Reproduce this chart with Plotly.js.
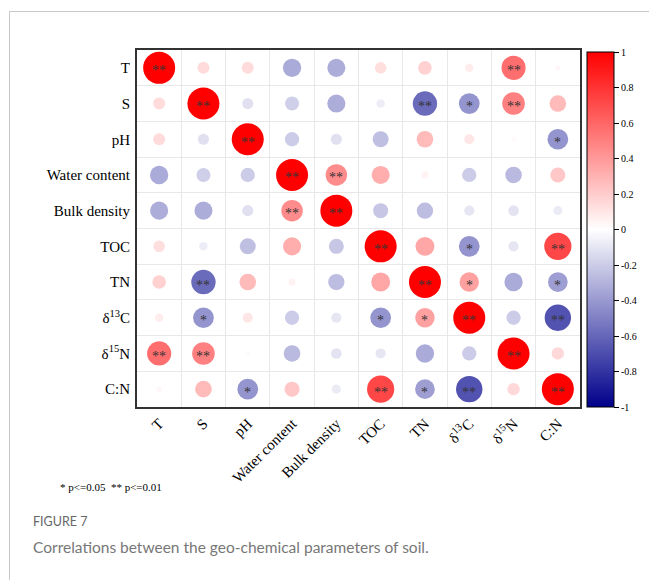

----

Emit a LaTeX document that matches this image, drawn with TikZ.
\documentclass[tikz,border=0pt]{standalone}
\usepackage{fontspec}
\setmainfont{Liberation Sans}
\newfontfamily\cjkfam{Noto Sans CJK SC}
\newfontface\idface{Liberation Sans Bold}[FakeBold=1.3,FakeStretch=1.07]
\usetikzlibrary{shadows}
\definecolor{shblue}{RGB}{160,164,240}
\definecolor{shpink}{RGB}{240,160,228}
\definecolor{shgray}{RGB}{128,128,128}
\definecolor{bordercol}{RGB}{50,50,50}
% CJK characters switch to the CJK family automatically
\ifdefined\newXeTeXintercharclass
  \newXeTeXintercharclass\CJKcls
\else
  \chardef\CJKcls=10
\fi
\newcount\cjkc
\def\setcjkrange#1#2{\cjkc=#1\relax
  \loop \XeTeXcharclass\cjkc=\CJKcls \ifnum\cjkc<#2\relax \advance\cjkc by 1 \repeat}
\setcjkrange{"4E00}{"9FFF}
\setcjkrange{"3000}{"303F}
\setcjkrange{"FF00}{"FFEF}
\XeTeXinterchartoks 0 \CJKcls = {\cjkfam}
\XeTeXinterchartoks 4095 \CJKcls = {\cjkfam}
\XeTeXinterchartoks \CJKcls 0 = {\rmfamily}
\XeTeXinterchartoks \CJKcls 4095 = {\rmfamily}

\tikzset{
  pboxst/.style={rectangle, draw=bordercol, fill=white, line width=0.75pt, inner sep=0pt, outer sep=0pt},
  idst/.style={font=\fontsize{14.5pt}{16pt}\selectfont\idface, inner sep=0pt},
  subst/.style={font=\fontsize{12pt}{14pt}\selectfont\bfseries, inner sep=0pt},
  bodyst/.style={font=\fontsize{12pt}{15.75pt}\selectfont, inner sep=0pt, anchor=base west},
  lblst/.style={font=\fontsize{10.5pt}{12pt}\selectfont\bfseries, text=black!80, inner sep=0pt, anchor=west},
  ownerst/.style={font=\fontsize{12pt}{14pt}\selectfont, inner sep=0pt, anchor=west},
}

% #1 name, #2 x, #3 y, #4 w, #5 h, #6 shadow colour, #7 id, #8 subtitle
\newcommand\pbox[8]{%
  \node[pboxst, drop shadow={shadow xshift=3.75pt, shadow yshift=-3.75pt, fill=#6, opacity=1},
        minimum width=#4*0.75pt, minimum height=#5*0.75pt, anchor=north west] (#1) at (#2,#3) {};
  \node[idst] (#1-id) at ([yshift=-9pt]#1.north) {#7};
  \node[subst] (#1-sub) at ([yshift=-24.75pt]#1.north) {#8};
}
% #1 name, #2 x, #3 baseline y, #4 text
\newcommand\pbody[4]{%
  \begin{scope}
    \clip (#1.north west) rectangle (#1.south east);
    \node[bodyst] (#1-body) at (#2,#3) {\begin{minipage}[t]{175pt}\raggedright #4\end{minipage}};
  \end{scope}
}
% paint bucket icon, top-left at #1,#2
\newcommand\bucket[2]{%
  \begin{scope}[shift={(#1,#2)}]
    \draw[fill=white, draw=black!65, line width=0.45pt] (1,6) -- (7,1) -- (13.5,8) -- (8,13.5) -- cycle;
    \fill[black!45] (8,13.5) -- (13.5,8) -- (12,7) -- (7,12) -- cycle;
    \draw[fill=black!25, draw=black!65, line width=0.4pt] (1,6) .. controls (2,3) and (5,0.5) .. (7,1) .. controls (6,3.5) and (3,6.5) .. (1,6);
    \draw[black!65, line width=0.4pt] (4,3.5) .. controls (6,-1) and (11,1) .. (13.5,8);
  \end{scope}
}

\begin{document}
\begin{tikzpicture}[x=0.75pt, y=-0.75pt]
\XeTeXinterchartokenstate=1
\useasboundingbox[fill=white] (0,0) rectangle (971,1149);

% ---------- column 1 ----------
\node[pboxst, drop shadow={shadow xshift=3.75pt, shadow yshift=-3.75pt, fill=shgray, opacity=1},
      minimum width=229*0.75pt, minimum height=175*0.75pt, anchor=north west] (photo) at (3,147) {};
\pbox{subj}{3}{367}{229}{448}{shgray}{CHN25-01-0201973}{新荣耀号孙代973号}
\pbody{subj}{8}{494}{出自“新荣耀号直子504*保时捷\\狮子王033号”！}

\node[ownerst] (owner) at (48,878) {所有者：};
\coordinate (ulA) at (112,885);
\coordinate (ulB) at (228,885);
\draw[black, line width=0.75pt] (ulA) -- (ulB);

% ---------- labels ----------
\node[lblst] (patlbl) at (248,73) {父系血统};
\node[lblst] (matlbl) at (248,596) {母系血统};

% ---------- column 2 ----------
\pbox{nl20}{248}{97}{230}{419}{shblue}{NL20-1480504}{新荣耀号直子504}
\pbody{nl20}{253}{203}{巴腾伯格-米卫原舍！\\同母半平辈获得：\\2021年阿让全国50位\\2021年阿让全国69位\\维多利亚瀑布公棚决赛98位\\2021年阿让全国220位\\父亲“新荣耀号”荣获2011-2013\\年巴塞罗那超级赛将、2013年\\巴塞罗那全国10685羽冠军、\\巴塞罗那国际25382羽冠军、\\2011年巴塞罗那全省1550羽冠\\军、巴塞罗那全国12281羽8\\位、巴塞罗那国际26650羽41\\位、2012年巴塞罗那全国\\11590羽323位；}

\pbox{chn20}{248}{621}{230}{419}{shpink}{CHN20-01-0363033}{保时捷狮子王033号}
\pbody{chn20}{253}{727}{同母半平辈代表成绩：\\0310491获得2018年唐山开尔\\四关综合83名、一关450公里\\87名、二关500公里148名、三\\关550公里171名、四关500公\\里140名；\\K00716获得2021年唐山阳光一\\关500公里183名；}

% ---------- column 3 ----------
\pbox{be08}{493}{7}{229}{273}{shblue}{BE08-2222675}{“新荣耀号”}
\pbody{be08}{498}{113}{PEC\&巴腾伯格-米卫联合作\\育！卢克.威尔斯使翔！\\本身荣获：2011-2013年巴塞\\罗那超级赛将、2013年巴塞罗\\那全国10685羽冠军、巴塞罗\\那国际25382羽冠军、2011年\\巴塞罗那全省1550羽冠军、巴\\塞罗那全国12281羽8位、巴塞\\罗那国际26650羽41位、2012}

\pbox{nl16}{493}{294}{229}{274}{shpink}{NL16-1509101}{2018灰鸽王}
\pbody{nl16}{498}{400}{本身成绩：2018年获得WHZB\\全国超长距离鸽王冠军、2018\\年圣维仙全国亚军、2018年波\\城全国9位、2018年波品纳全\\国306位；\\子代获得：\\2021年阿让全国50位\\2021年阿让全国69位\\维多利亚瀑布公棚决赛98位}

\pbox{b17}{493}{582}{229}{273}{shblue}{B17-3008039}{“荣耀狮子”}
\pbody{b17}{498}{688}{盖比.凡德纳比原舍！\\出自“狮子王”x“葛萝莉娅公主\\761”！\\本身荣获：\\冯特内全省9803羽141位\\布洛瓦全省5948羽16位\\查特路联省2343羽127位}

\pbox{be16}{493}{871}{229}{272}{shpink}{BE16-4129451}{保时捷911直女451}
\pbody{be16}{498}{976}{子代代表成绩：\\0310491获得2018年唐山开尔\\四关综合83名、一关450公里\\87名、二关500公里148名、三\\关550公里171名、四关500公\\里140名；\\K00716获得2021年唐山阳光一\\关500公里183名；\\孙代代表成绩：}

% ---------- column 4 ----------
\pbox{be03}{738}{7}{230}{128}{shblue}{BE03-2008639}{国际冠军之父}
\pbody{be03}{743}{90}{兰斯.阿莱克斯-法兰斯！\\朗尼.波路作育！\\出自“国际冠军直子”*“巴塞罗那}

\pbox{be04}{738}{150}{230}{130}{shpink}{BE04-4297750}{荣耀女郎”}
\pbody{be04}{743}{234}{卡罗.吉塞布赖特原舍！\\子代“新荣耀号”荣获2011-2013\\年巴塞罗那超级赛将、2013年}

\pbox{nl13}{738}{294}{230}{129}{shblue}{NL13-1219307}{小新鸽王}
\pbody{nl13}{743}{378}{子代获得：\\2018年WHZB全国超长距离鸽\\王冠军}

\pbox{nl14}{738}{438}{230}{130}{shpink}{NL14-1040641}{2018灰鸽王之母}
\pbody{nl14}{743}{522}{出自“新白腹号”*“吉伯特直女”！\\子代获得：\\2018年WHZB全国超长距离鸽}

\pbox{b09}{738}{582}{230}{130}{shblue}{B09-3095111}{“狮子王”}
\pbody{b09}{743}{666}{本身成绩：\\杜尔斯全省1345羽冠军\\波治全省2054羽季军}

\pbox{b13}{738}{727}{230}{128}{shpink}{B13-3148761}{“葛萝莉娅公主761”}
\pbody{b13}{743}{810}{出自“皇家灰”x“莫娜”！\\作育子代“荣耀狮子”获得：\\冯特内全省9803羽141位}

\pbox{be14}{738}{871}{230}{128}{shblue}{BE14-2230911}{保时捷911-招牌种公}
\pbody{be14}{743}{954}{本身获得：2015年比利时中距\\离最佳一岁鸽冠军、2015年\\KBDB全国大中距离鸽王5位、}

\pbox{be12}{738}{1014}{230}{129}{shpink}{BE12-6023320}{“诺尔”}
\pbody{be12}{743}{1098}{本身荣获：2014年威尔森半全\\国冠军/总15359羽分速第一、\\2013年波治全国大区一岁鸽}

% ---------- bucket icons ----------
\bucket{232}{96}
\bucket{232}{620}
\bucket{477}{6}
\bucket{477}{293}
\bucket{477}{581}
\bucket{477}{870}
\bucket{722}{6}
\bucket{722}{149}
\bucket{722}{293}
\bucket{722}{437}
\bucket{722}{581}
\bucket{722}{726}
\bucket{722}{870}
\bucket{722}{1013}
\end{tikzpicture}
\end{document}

----

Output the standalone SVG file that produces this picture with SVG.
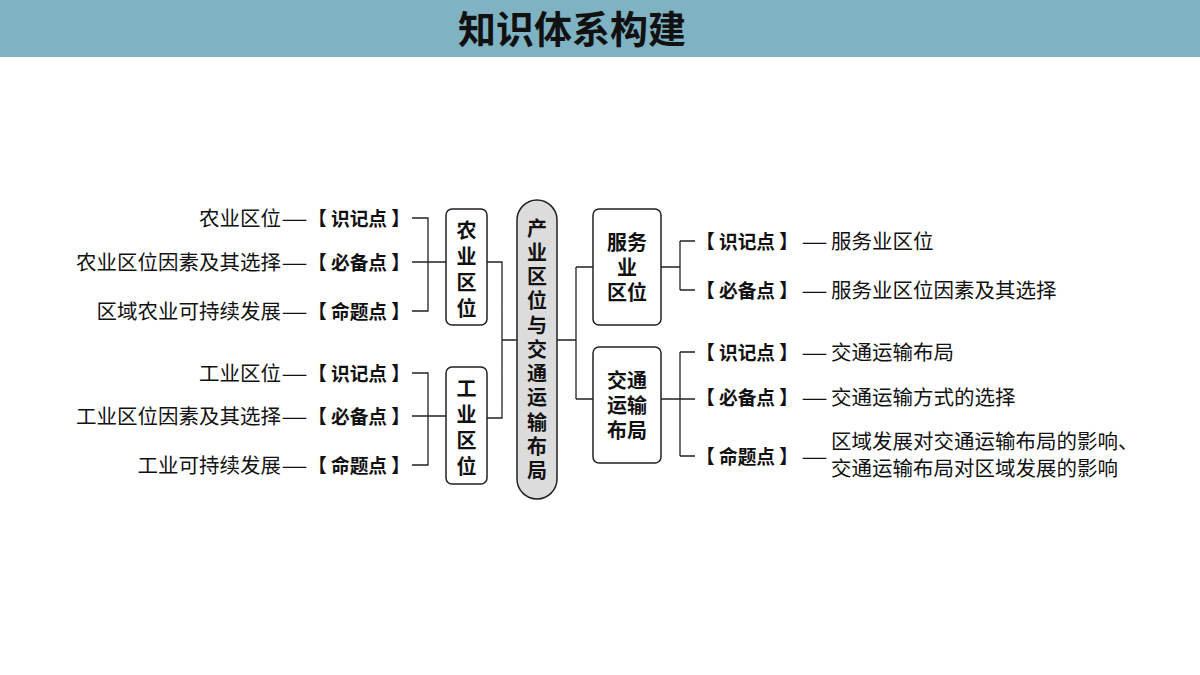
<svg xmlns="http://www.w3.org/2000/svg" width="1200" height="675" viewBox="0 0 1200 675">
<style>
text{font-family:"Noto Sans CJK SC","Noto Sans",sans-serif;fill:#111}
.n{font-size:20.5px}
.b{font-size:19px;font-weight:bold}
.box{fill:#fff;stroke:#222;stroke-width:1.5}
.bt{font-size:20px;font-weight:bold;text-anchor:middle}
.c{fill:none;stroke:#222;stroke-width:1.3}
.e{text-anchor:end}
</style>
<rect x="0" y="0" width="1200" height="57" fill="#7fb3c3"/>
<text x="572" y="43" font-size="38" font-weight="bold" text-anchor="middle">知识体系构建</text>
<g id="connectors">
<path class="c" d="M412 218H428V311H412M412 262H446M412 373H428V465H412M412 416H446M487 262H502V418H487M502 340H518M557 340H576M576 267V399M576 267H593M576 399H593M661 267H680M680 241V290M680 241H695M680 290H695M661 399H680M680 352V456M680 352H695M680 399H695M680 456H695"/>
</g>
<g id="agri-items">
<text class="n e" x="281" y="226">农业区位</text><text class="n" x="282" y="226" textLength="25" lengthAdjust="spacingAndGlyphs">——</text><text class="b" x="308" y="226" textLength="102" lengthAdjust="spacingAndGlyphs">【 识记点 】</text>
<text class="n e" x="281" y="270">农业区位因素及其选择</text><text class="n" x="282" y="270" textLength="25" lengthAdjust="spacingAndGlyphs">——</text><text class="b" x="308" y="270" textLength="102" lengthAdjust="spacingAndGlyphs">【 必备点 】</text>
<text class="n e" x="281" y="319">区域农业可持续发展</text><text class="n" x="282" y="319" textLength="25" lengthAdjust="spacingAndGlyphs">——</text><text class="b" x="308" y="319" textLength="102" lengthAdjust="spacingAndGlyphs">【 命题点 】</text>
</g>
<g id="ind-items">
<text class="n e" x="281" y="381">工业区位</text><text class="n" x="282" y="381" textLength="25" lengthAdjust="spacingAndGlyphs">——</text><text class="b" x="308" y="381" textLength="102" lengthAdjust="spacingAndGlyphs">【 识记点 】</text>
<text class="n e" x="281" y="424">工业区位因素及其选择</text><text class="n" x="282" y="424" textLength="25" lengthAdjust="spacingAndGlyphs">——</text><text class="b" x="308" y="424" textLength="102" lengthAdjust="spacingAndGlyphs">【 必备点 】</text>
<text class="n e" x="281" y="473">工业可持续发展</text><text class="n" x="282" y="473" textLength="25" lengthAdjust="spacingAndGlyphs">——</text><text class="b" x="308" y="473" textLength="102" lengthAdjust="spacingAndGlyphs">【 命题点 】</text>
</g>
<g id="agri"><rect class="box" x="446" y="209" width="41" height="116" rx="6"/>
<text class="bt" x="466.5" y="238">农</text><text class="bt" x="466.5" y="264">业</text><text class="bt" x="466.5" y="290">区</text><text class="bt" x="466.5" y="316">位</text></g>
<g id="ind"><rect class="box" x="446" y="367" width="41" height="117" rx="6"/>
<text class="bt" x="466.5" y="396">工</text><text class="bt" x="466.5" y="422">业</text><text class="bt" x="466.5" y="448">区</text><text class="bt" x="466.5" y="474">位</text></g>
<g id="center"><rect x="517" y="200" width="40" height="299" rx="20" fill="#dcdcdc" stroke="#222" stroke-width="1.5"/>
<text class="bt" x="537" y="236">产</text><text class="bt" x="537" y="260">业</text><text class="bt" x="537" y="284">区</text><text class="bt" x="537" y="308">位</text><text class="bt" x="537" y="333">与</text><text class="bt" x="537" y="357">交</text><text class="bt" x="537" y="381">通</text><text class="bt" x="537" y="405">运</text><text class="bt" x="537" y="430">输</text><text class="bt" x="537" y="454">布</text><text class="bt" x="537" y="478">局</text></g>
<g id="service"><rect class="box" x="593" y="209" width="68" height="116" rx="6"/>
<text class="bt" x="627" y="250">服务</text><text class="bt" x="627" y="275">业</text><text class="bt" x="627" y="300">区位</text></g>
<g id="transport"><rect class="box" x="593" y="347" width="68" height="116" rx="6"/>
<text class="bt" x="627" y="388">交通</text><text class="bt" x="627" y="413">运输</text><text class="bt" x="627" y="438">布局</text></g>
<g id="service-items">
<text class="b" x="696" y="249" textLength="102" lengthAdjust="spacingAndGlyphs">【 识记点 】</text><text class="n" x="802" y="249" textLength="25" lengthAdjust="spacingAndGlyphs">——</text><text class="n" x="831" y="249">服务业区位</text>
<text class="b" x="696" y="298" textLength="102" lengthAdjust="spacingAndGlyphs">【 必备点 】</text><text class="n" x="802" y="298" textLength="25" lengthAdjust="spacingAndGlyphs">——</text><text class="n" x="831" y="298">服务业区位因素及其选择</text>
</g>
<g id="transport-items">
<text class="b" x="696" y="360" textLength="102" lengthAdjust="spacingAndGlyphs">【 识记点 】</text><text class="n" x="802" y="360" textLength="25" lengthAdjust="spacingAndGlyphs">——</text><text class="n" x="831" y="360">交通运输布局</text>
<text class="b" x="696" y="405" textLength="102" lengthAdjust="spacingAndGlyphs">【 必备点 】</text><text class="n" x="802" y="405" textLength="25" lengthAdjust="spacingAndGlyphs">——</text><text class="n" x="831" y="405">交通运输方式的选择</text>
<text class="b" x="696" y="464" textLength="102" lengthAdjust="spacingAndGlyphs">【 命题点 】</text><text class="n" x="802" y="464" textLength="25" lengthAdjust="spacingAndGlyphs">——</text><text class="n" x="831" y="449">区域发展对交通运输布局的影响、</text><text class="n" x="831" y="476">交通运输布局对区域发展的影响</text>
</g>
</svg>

----

Go through the data above and find the lines with the word "that". Copy each of those lines.

## Written solution:
Emit a LaTeX document that matches this image, drawn with TikZ.
Output the standalone SVG file that produces this picture with SVG.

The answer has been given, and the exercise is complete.